Consider a simple digital filter, like one used to process audio. If the filter is designed to be stable, its response to a temporary input should die out, returning to zero. In the world of pure mathematics, it does. But in a real-world digital implementation, something strange can happen. The state of the filter, instead of decaying to zero, can get trapped in a small, persistent oscillation, a so-called "zero-input limit cycle". The system sings a song of its own, with no input to drive it! This happens because the quantizer's rounding creates a deterministic feedback loop. The state is never quite zero, and the rounding operation repeatedly nudges it just enough to keep it oscillating within a small, "invariant" set of values. The system is no longer the simple linear system we designed; it has become a new, nonlinear beast with its own emergent dynamics.

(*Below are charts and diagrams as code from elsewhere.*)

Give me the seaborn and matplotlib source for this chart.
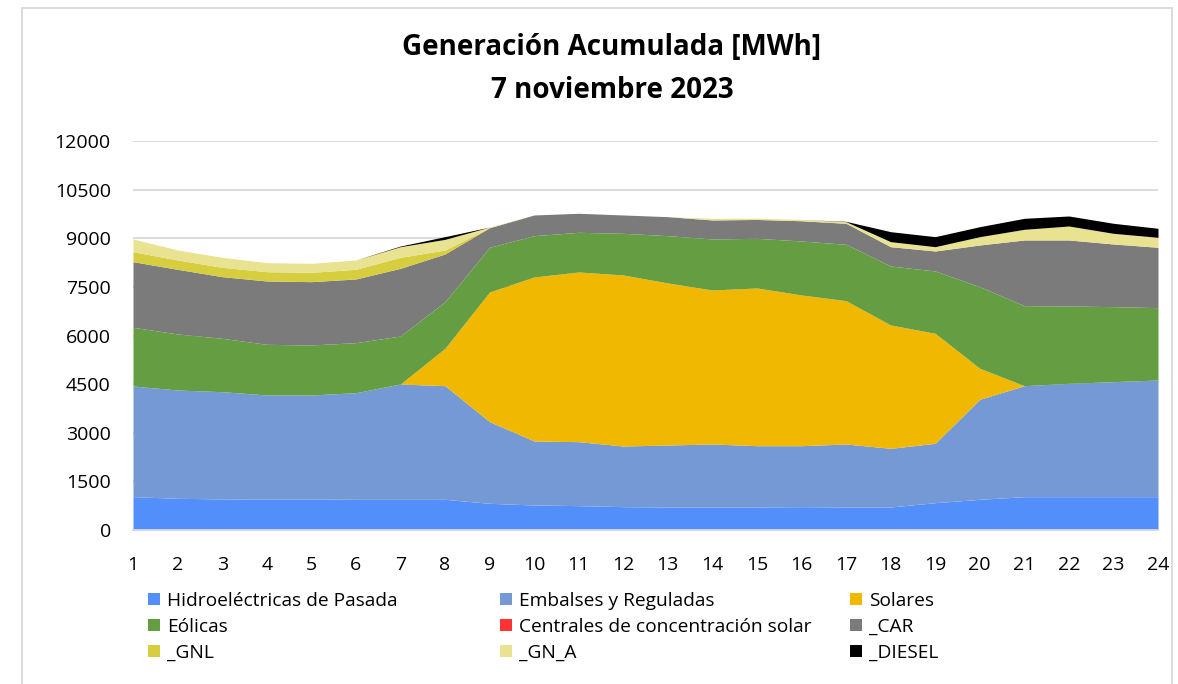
import numpy as np
import pandas as pd
import matplotlib
matplotlib.use("Agg")
import matplotlib.pyplot as plt
from matplotlib.patches import Patch, Rectangle
import seaborn as sns

hours = list(range(1, 25))
pasada = [1028, 977, 960, 955, 955, 946, 946, 946, 823, 771, 751, 720,
          710, 710, 710, 720, 710, 710, 843, 946, 1028, 1028, 1028, 1028]
embalses = [3414, 3342, 3307, 3210, 3210, 3290, 3558, 3506, 2519, 1975, 1974, 1871,
            1912, 1943, 1891, 1881, 1943, 1810, 1831, 3086, 3424, 3497, 3548, 3599]
solares = [0, 0, 0, 0, 0, 0, 0, 1153, 4000, 5059, 5234, 5276,
           4998, 4751, 4865, 4649, 4421, 3804, 3393, 956, 0, 0, 0, 0]
eolicas = [1811, 1728, 1646, 1563, 1542, 1543, 1481, 1438, 1379, 1275, 1224, 1285,
           1460, 1573, 1532, 1666, 1739, 1820, 1923, 2518, 2468, 2385, 2314, 2232]
csp = [0] * 24
car = [2024, 1995, 1902, 1954, 1954, 1965, 2088, 1472, 605, 638, 587, 566,
       586, 587, 582, 624, 648, 596, 617, 1286, 2027, 2037, 1933, 1862]
gnl = [309, 288, 289, 287, 288, 298, 339, 123, 0, 0, 0, 0,
       0, 0, 0, 0, 0, 0, 0, 0, 0, 0, 0, 0]
gn_a = [391, 308, 308, 277, 277, 288, 328, 328, 20, 0, 0, 0,
        0, 50, 40, 40, 50, 155, 133, 257, 329, 431, 329, 308]
diesel = [0, 0, 0, 0, 0, 0, 20, 83, 0, 0, 0, 0,
          0, 0, 0, 0, 10, 308, 309, 308, 339, 309, 309, 278]

series_names = ["Hidroeléctricas de Pasada", "Embalses y Reguladas", "Solares",
                "Eólicas", "Centrales de concentración solar", "_CAR",
                "_GNL", "_GN_A", "_DIESEL"]
colors = ["#528FFA", "#7599D5", "#F0B800", "#659E42", "#FF3333",
          "#7B7B7B", "#D6CE3F", "#E8E291", "#000000"]

df = pd.DataFrame({
    "hora": hours,
    series_names[0]: pasada, series_names[1]: embalses, series_names[2]: solares,
    series_names[3]: eolicas, series_names[4]: csp, series_names[5]: car,
    series_names[6]: gnl, series_names[7]: gn_a, series_names[8]: diesel,
})

sns.set_theme(style="white")
plt.rcParams["font.family"] = ["Open Sans", "DejaVu Sans"]
plt.rcParams["text.color"] = "#000000"

fig = plt.figure(figsize=(11.78, 6.84), dpi=100)
ax = fig.add_axes([133 / 1178, 1 - 530 / 684, (1158 - 133) / 1178, (530 - 141) / 684])

ax.stackplot(df["hora"], [df[n] for n in series_names], colors=colors,
             labels=series_names, linewidth=0, zorder=2)

ax.set_xlim(1, 24)
ax.set_ylim(0, 12000)
yt = [0, 1500, 3000, 4500, 6000, 7500, 9000, 10500, 12000]
ax.set_yticks(yt)
ax.set_yticklabels([str(v) for v in yt])
ax.set_xticks(hours)
ax.set_xticklabels([str(h) for h in hours])
ax.yaxis.grid(True, color="#D9D9D9", linewidth=1.3, zorder=0)
ax.set_axisbelow(True)
for s in ["top", "right", "left"]:
    ax.spines[s].set_visible(False)
ax.spines["bottom"].set_color("#D9D9D9")
ax.spines["bottom"].set_linewidth(1.3)
ax.tick_params(axis="x", length=0, pad=19, labelsize=14, colors="#000000")
ax.tick_params(axis="y", length=0, pad=16, labelsize=14, colors="#000000")
ax.set_xlabel("")
ax.set_ylabel("")

fig.text(612 / 1178, 1 - 47 / 684, "Generación Acumulada [MWh]", ha="center", va="center",
         fontsize=20, fontweight="bold", color="#000000")
fig.text(612 / 1178, 1 - 90 / 684, "7 noviembre 2023", ha="center", va="center",
         fontsize=20, fontweight="bold", color="#000000")

# frame around chart
fig.patches.append(Rectangle((22 / 1178, -0.05), (1172 - 22) / 1178, 1.05 - 8 / 684,
                             transform=fig.transFigure, fill=False,
                             edgecolor="#D9D9D9", linewidth=1.3))

# legend, three columns placed individually
handles = [Patch(facecolor=c, edgecolor="none") for c in colors]
col_x = [148 / 1178, 500 / 1178, 850 / 1178]
for ci in range(3):
    idx = [ci, ci + 3, ci + 6]
    leg = fig.legend([handles[i] for i in idx], [series_names[i] for i in idx],
                     loc="upper left", bbox_to_anchor=(col_x[ci], 1 - 592 / 684),
                     frameon=False, fontsize=13.8, handlelength=0.6, handleheight=0.6,
                     handletextpad=0.4, labelspacing=0.42, borderpad=0, borderaxespad=0)
    for t in leg.get_texts():
        t.set_color("#000000")

fig.savefig("out.png", dpi=100)
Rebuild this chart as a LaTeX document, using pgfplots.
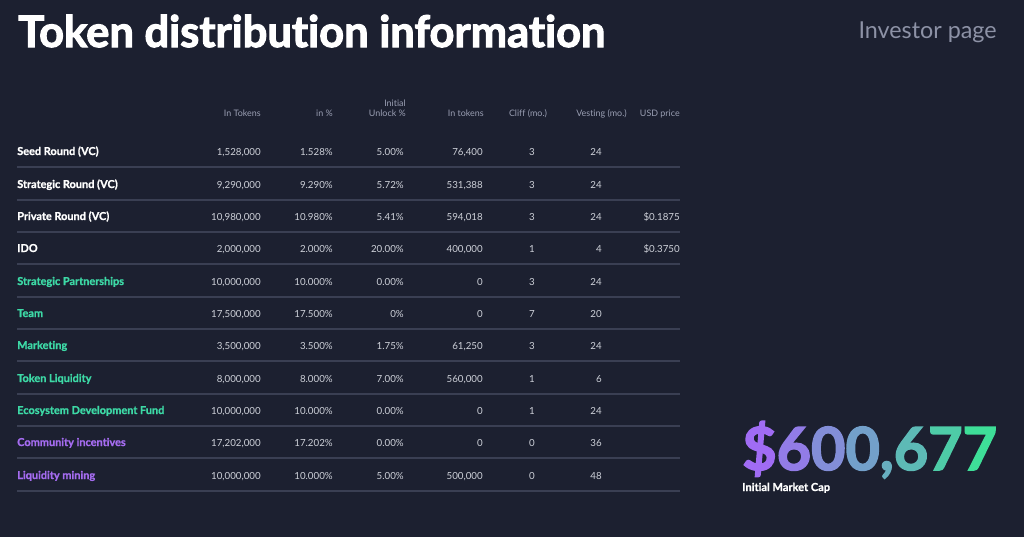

How can one possibly tame such a beast? The answer is one of the most beautiful and counter-intuitive ideas in signal processing: add more noise! By adding a small, random signal—called dither—to the filter's state before it is quantized, we can break the deterministic spell of the limit cycle. The dither "smears" the sharp, nonlinear steps of the quantizer, making it behave, on average, like a perfectly linear operator. The price is a slight increase in the overall random noise floor, but the benefit is the complete suppression of the deterministic, and often far more annoying, limit cycle tones. By carefully choosing the statistical properties of the dither signal, we can render the total quantization error statistically independent of the signal itself, transforming a devious, state-dependent error into a simple, predictable, and benign source of random noise. It is a masterful trick, using randomness to enforce order.

Taming the Beast: A Modern Perspective

The journey from a single rounding error to the complex dynamics of limit cycles shows that we cannot simply ignore the finite nature of our computers. Modern engineering has embraced this reality, developing powerful theoretical frameworks to analyze and design systems that are robust in the face of these imperfections.

In control theory, for instance, the effects of quantization are elegantly captured by the concept of Input-to-State Practical Stability (ISpS). Instead of designing a control system that aims for a perfect, zero-error state—an impossible goal in a quantized world—ISpS provides a framework for guaranteeing that the system's state will converge to, and remain within, a small, predictable neighborhood of the target. It treats the quantization error as a persistent, bounded disturbance. The theory provides tools to calculate the size of this final neighborhood, ensuring that while perfection is unattainable, "good enough" is guaranteed. It is a pragmatic and powerful philosophy, acknowledging the limitations of our world and building robust solutions regardless.

From the bits in a thermometer to the stability of a nation's power grid, the subtle act of rounding has consequences that ripple through every layer of our technological society. Understanding it is not just an academic exercise for computer scientists; it is a fundamental part of understanding the behavior, the limits, and the surprising creativity of the digital world we have built.